I have a Samsung UN55B8000 and Denon AVR 2809CI. When I insert the USB into the Samsung to watch movies, I don't get any sound through my speakers. What do I need to do to get the sound?


----------



## Mike Edwards (Mar 10, 2011)

tgeary00 said:


> I have a Samsung UN55B8000 and Denon AVR 2809CI. When I insert the USB into the Samsung to watch movies, I don't get any sound through my speakers. What do I need to do to get the sound?


do you get sound when you turn on the Samsung's speakers? or is it no sound PERIOD, through either the samsung speakers or the Denon's output.


----------



## tgeary00 (May 20, 2013)

Yes. I get sound if I go into the tv settings and change it to tv speakers. All other output is from the denon avr. All sound is good. I don't see how I can get sound from the usb if it does not go through the avr?


----------



## Mike Edwards (Mar 10, 2011)

tgeary00 said:


> Yes. I get sound if I go into the tv settings and change it to tv speakers. All other output is from the denon avr. All sound is good. I don't see how I can get sound from the usb if it does not go through the avr?

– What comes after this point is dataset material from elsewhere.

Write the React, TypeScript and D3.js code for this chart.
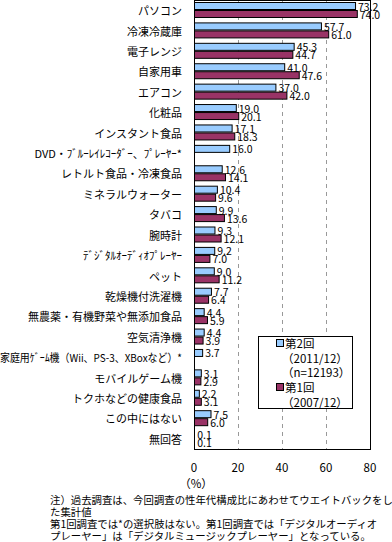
import React, { useEffect, useRef } from 'react';
import * as d3 from 'd3';

// categories (top to bottom)
const categories: string[] = [
  'パソコン', '冷凍冷蔵庫', '電子レンジ', '自家用車', 'エアコン', '化粧品',
  'インスタント食品', 'DVD・ﾌﾞﾙｰﾚｲﾚｺｰﾀﾞｰ、ﾌﾟﾚｰﾔｰ*', 'レトルト食品・冷凍食品',
  'ミネラルウォーター', 'タバコ', '腕時計', 'ﾃﾞｼﾞﾀﾙｵｰﾃﾞｨｵﾌﾟﾚｰﾔｰ', 'ペット',
  '乾燥機付洗濯機', '無農薬・有機野菜や無添加食品', '空気清浄機',
  '家庭用ｹﾞｰﾑ機（Wii、PS-3、XBoxなど）*', 'モバイルゲーム機', 'トクホなどの健康食品',
  'この中にはない', '無回答'
];

// 第2回 (2011/12)
const round2: number[] = [
  73.2, 57.7, 45.3, 41.0, 37.0, 19.0, 17.1, 16.0, 12.6, 10.4, 9.9,
  9.3, 9.2, 9.0, 7.7, 4.4, 4.4, 3.7, 3.1, 2.2, 7.5, 0.1
];

// 第1回 (2007/12), null = not asked
const round1: (number | null)[] = [
  74.0, 61.0, 44.7, 47.6, 42.0, 20.1, 18.3, null, 14.1, 9.6, 13.6,
  12.1, 7.0, 11.2, 6.4, 5.9, 3.9, null, 2.9, 3.1, 6.0, 0.1
];

const xTicks: number[] = [0, 20, 40, 60, 80];
const gridTicks: number[] = [20, 40, 60];

const footnotes: string[] = [
  '注）過去調査は、今回調査の性年代構成比にあわせてウエイトバックをし',
  'た集計値',
  '第1回調査では*の選択肢はない。第1回調査では「デジタルオーディオ',
  'プレーヤー」は「デジタルミュージックプレーヤー」となっている。'
];

const BLUE = '#99ccff';
const MAROON = '#993366';
const FONT = '"Noto Sans CJK JP", "Noto Sans", sans-serif';
const LABEL_RIGHT = 182;

export default function App() {
  const chartRef = useRef<SVGSVGElement | null>(null);

  useEffect(() => {
    if (!chartRef.current) return;
    const svg = d3.select(chartRef.current);
    svg.selectAll('*').remove();

    const left = 194, right = 370, top = 0, bottom = 449;

    const x = d3.scaleLinear().domain([0, 80]).range([left, right]);
    const y = d3.scaleBand().domain(categories).range([top, bottom]).padding(0);

    // grid
    svg.append('g')
      .selectAll('line')
      .data(gridTicks)
      .enter().append('line')
      .attr('x1', d => x(d) + 0.5).attr('x2', d => x(d) + 0.5)
      .attr('y1', top).attr('y2', bottom)
      .attr('stroke', '#999')
      .attr('stroke-dasharray', '4,4');

    // bars
    const rows = categories.map((c, i) => ({ c, v2: round2[i], v1: round1[i] }));

    svg.append('g').selectAll('rect')
      .data(rows)
      .enter().append('rect')
      .attr('x', x(0) + 0.5)
      .attr('y', d => (y(d.c) as number) + 2.5)
      .attr('width', d => Math.max(0, x(d.v2) - x(0)))
      .attr('height', 7)
      .attr('fill', BLUE)
      .attr('stroke', d => d.v2 >= 0.5 ? '#000' : 'none');

    svg.append('g').selectAll('rect')
      .data(rows.filter(d => d.v1 !== null))
      .enter().append('rect')
      .attr('x', x(0) + 0.5)
      .attr('y', d => (y(d.c) as number) + 10.5)
      .attr('width', d => Math.max(0, x(d.v1 as number) - x(0)))
      .attr('height', 7)
      .attr('fill', MAROON)
      .attr('stroke', d => (d.v1 as number) >= 0.5 ? '#000' : 'none');

    // value labels
    svg.append('g').selectAll('text')
      .data(rows)
      .enter().append('text')
      .attr('x', d => x(d.v2) + 3)
      .attr('y', d => (y(d.c) as number) + 6)
      .attr('dominant-baseline', 'central')
      .style('font-family', FONT)
      .style('font-size', '10.5px')
      .text(d => d.v2.toFixed(1));

    svg.append('g').selectAll('text')
      .data(rows.filter(d => d.v1 !== null))
      .enter().append('text')
      .attr('x', d => x(d.v1 as number) + 3)
      .attr('y', d => (y(d.c) as number) + 14)
      .attr('dominant-baseline', 'central')
      .style('font-family', FONT)
      .style('font-size', '10.5px')
      .text(d => (d.v1 as number).toFixed(1));

    // frame
    svg.append('rect')
      .attr('x', left + 0.5).attr('y', top + 0.5)
      .attr('width', right - left).attr('height', bottom - top)
      .attr('fill', 'none').attr('stroke', '#000');

    // category labels
    svg.append('g').selectAll('text')
      .data(categories)
      .enter().append('text')
      .attr('x', LABEL_RIGHT)
      .attr('y', d => (y(d) as number) + y.bandwidth() / 2)
      .attr('text-anchor', 'end')
      .attr('dominant-baseline', 'central')
      .style('font-family', FONT)
      .style('font-size', '11px')
      .text(d => d)
      .each(function () {
        // squeeze the one label that is wider than the space on the left
        const el = this as SVGTextElement;
        const w = el.getComputedTextLength();
        if (w > LABEL_RIGHT) {
          el.setAttribute('textLength', String(LABEL_RIGHT));
          el.setAttribute('lengthAdjust', 'spacingAndGlyphs');
        }
      });

    // x tick labels
    svg.append('g').selectAll('text')
      .data(xTicks)
      .enter().append('text')
      .attr('x', d => x(d))
      .attr('y', 467)
      .attr('text-anchor', 'middle')
      .attr('dominant-baseline', 'central')
      .style('font-family', FONT)
      .style('font-size', '11.5px')
      .text(d => d);

    svg.append('text')
      .attr('x', 196).attr('y', 483)
      .attr('text-anchor', 'middle')
      .attr('dominant-baseline', 'central')
      .style('font-family', FONT)
      .style('font-size', '11.5px')
      .text('（%）');

    // legend
    const lg = svg.append('g');
    lg.append('rect')
      .attr('x', 258.5).attr('y', 336.5).attr('width', 94).attr('height', 72)
      .attr('fill', '#fff').attr('stroke', '#000');
    const legendItems = [
      { color: BLUE, lines: ['第2回', '（2011/12）', '（n=12193）'], y: 343 },
      { color: MAROON, lines: ['第1回', '（2007/12）'], y: 387 }
    ];
    legendItems.forEach(item => {
      lg.append('rect')
        .attr('x', 276.5).attr('y', item.y - 3.5).attr('width', 7).attr('height', 7)
        .attr('fill', item.color).attr('stroke', '#000');
      item.lines.forEach((t, j) => {
        lg.append('text')
          .attr('x', j === 0 ? 285 : 282)
          .attr('y', item.y + j * 14.5)
          .attr('dominant-baseline', 'central')
          .style('font-family', FONT)
          .style('font-size', '11.5px')
          .text(t);
      });
    });

    // footnotes
    svg.append('g').selectAll('text')
      .data(footnotes)
      .enter().append('text')
      .attr('x', 50)
      .attr('y', (d, i) => 499 + i * 12)
      .attr('dominant-baseline', 'central')
      .style('font-family', FONT)
      .style('font-size', '10.4px')
      .text(d => d);
  }, []);

  return (
    <svg ref={chartRef} width={392} height={542}
      style={{ position: 'absolute', left: 0, top: 0, background: '#fff' }} />
  );
}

ok, that begs the question. what is your output from the tV to your AVR? is it digital out? HDMI out from the out on your tv to the avr or what?


----------



## tgeary00 (May 20, 2013)

Sat box out to avr. AVR HDMI monitor out to HDMI in to tv


----------



## cavchameleon (Jan 7, 2008)

If the USB is connected to your TV and not your AVR, you need an optical cable from your TV to your AVR in order to get audio on your AVR. Newer versions have ARC (Audio Return Channel) that can send the Audio from the TV to the AVR (Audio Return), but your model AVR does not have that capability. So you will need to send the audio from the TV to the AVR (either optical or digital coax, which ever your display has).


----------



## cavchameleon (Jan 7, 2008)

I just looked up your TV, it has optical (Tosliink) out. You need to send a cable from there to your AVR, then set the AVR's input to the one you connected (i.e. TV is Opt1 in). Don't forget to change the settings in your display (TV) to use external speakers as it won't sound good with your main speakers and the TV's speakers on at the same time. Sometimes you can just turn the volume of the display all the way down.


----------



## Mike Edwards (Mar 10, 2011)

ok, as cavchameleon said you need to have some form of output from your TV out to the receiver.. in your case optical out.. to get sound to the AVR. a cheap optical cable from monoprice.com should fix your problem


----------



## tgeary00 (May 20, 2013)

When I set the AVR input, do I have to change the setting from HDMI every time I need to watch a movie from the USB?


----------



## Mike Edwards (Mar 10, 2011)

tgeary00 said:


> When I set the AVR input, do I have to change the setting from HDMI every time I need to watch a movie from the USB?


not as much changing an internal setting as much as just switching inputs on the receiver to whatever your optical is setup as (DVD/CD/Videogame etc...)


----------